• **WHAT TO WORK ON**:
Repeat verbatim the lines from the one containing "Emit a web page" to the one containing "1.5, 1.6, 1.667];", ends included, minus any pictures.

• **RECORDED DATA**:
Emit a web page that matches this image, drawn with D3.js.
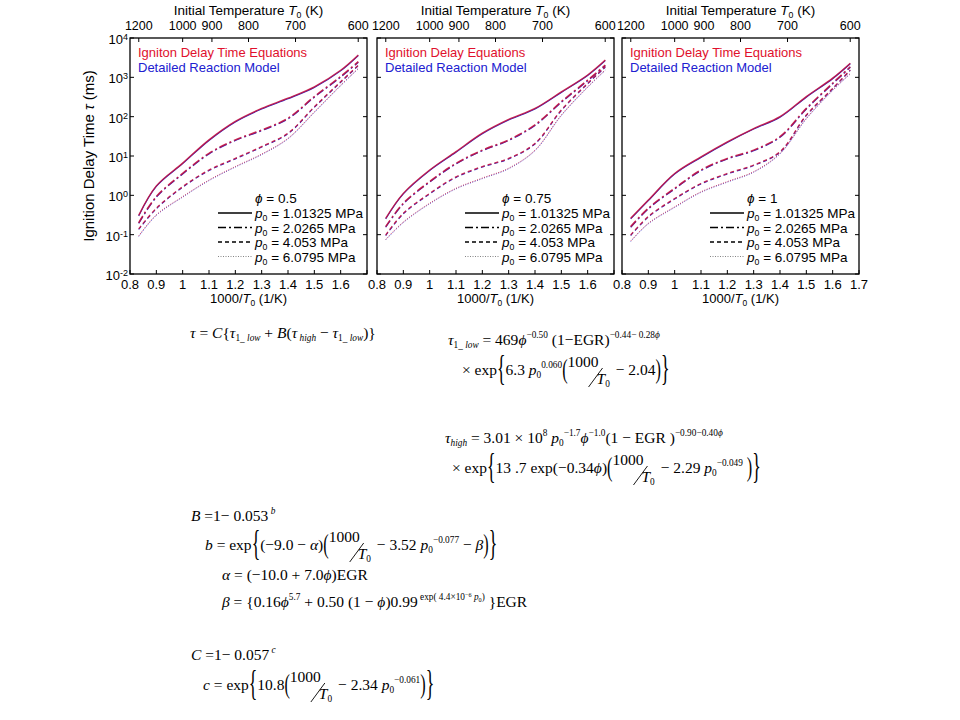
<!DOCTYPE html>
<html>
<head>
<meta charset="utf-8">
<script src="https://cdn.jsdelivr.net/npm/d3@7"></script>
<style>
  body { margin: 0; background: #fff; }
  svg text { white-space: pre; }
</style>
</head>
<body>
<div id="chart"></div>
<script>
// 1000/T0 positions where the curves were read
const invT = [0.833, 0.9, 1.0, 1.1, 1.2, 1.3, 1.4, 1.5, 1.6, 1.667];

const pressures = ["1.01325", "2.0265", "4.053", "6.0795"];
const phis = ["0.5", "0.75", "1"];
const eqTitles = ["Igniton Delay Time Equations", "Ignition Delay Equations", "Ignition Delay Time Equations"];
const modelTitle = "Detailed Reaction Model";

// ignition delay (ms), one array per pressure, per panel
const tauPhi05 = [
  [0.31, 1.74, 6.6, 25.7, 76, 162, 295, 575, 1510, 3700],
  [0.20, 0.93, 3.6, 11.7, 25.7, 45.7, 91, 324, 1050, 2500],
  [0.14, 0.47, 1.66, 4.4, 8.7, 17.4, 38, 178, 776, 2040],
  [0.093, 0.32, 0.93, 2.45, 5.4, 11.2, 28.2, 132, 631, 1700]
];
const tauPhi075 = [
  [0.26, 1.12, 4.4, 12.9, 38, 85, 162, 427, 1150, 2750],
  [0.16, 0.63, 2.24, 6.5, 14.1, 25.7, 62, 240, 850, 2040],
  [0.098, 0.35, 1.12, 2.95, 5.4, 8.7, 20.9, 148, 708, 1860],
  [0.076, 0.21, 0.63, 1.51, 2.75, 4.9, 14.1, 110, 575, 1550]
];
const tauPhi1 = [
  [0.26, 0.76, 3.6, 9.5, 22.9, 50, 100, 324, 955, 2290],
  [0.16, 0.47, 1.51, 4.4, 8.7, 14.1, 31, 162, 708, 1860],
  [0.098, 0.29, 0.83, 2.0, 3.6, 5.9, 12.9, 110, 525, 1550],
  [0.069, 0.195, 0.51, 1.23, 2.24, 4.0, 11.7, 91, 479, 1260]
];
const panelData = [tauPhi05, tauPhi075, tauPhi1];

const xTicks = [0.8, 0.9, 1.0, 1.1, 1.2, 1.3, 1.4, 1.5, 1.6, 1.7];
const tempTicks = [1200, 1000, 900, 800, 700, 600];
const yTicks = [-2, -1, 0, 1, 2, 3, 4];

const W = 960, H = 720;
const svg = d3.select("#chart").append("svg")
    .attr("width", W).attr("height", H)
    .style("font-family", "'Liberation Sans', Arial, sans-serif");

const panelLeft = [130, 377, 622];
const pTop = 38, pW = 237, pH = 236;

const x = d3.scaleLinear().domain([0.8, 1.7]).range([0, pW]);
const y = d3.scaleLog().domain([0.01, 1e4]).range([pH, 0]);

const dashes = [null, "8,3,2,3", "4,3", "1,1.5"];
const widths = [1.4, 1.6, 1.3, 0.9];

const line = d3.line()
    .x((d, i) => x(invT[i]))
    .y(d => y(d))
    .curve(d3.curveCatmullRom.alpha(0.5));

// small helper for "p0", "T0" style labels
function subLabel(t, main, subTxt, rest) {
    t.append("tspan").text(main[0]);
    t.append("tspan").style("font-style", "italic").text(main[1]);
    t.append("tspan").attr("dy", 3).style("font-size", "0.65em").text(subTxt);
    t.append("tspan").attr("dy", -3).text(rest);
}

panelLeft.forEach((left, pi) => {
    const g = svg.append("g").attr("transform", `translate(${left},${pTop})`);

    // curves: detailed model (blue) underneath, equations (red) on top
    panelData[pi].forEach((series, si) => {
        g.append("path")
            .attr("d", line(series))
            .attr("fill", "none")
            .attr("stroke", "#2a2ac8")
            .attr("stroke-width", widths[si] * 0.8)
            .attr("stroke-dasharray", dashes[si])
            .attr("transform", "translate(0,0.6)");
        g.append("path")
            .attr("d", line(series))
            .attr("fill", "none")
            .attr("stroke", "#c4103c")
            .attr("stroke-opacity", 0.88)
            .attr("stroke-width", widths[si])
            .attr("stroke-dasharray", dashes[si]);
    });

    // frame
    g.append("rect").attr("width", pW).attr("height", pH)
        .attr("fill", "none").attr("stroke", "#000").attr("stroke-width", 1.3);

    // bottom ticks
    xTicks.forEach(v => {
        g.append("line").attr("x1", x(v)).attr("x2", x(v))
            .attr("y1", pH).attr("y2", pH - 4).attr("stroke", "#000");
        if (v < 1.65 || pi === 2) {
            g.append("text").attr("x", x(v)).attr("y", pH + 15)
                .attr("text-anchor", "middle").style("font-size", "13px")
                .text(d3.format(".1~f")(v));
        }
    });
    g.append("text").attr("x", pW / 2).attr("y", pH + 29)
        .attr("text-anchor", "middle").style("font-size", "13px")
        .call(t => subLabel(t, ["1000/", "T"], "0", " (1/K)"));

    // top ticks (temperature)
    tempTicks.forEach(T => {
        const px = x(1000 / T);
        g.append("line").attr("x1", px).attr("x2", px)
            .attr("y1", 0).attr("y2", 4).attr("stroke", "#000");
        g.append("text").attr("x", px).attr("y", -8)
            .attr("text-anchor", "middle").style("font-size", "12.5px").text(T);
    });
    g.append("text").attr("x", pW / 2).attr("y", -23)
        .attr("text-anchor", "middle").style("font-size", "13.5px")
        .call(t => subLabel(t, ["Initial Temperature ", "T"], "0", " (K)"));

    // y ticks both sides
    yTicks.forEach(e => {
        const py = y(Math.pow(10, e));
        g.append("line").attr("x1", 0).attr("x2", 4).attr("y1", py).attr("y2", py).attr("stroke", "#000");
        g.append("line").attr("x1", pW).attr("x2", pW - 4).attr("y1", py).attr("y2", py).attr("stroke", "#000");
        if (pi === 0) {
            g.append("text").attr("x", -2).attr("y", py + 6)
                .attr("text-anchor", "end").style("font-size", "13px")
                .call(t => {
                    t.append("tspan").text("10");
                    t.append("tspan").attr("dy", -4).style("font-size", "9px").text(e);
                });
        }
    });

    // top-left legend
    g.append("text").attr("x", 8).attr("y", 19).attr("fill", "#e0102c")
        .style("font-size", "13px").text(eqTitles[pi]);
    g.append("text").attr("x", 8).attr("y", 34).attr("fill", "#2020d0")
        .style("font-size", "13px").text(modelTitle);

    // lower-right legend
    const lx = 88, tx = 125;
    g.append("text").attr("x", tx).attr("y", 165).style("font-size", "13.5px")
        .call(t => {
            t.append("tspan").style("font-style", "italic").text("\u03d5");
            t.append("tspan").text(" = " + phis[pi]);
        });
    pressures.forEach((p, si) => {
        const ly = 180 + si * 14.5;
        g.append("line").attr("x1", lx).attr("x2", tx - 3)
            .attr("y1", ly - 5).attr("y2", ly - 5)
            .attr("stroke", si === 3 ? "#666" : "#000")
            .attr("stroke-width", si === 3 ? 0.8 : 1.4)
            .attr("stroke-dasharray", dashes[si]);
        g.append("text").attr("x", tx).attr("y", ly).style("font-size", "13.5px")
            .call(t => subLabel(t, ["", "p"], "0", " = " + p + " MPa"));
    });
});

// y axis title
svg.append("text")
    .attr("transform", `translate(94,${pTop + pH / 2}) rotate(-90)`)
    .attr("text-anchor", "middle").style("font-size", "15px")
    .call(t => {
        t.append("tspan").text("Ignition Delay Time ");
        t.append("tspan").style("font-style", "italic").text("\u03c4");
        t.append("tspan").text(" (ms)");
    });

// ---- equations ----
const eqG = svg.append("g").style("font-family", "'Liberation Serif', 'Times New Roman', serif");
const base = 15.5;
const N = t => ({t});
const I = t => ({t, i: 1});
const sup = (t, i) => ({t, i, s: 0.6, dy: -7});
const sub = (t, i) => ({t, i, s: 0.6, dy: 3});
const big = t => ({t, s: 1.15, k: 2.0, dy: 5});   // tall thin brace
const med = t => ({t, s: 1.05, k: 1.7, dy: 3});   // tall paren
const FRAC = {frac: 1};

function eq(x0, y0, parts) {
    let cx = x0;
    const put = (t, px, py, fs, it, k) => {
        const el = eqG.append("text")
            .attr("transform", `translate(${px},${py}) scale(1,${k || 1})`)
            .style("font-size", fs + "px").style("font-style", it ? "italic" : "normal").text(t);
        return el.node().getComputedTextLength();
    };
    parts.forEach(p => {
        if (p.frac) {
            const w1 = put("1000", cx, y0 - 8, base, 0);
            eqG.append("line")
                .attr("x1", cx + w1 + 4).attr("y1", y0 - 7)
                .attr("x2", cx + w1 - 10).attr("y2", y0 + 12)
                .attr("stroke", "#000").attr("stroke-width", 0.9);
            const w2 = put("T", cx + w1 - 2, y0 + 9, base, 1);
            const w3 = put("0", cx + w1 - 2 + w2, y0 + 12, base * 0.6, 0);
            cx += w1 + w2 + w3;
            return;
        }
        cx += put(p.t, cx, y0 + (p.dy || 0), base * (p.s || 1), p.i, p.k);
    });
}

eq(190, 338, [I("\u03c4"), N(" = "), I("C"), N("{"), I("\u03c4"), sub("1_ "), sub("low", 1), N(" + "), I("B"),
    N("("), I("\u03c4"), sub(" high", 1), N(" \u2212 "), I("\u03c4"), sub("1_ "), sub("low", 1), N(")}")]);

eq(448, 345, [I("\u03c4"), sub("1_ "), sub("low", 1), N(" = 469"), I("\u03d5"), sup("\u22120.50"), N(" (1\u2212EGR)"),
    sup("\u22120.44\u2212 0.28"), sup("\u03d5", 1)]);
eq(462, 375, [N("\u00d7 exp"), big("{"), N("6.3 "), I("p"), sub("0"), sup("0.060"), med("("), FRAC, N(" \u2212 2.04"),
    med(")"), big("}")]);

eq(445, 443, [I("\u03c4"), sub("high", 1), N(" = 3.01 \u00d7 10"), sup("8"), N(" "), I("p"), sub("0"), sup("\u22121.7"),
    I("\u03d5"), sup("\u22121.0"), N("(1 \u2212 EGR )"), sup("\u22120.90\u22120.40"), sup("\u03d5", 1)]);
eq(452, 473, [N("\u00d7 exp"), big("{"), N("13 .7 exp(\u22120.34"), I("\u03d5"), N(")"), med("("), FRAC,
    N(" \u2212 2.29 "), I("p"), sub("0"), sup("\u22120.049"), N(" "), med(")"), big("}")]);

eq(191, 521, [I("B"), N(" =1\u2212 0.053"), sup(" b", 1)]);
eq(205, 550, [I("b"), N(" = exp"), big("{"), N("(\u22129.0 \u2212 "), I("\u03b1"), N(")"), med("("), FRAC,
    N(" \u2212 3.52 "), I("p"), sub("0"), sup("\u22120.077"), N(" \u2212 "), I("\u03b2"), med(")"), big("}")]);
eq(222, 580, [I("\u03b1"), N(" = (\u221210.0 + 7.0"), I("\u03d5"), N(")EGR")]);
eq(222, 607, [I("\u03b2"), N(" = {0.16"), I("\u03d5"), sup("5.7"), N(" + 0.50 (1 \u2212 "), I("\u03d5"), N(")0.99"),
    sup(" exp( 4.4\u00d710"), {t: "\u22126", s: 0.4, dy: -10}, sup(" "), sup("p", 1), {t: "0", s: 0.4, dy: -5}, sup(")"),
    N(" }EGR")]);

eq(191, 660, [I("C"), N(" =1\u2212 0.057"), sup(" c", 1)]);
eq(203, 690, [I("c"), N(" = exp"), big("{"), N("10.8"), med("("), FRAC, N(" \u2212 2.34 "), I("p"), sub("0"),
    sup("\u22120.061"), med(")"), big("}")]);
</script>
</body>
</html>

==

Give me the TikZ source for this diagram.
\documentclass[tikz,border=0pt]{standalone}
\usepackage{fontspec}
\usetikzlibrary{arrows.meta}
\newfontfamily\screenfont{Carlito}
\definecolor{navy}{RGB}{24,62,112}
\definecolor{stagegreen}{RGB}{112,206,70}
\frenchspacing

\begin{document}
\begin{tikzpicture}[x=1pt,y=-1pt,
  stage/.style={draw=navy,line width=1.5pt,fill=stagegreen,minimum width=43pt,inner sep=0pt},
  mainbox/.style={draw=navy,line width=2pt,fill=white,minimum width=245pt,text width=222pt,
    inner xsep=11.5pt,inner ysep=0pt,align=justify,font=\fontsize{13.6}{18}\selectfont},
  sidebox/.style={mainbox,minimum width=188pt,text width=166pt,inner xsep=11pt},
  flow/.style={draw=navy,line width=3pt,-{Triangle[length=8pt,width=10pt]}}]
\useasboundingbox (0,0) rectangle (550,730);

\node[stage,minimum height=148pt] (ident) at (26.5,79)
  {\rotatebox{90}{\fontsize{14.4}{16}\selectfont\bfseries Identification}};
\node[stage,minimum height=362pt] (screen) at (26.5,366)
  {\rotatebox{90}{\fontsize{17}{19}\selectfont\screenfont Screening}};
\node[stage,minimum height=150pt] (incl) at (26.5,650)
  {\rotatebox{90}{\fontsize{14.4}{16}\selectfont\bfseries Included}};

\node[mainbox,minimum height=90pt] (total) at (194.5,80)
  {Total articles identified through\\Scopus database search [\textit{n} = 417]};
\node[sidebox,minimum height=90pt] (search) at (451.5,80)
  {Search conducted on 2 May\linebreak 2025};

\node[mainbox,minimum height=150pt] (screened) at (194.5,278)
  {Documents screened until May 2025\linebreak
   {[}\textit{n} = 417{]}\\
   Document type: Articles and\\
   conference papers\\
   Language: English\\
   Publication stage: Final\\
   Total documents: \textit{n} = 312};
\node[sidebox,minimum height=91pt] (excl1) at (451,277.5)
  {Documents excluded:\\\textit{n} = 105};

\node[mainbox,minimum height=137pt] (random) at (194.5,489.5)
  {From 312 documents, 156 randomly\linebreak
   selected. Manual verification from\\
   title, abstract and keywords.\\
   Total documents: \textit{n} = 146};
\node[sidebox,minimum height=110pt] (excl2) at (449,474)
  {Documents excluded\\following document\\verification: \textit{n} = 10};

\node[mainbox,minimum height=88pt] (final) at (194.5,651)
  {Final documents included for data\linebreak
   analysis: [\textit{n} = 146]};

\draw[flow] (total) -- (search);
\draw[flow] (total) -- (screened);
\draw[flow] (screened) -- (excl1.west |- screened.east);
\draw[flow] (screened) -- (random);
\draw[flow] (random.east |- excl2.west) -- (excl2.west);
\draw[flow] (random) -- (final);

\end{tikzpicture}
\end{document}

• **WRITTEN SOLUTION**:
Emit a web page that matches this image, drawn with D3.js.
<!DOCTYPE html>
<html>
<head>
<meta charset="utf-8">
<script src="https://cdn.jsdelivr.net/npm/d3@7"></script>
<style>
  body { margin: 0; background: #fff; }
  svg text { white-space: pre; }
</style>
</head>
<body>
<div id="chart"></div>
<script>
// 1000/T0 positions where the curves were read
const invT = [0.833, 0.9, 1.0, 1.1, 1.2, 1.3, 1.4, 1.5, 1.6, 1.667];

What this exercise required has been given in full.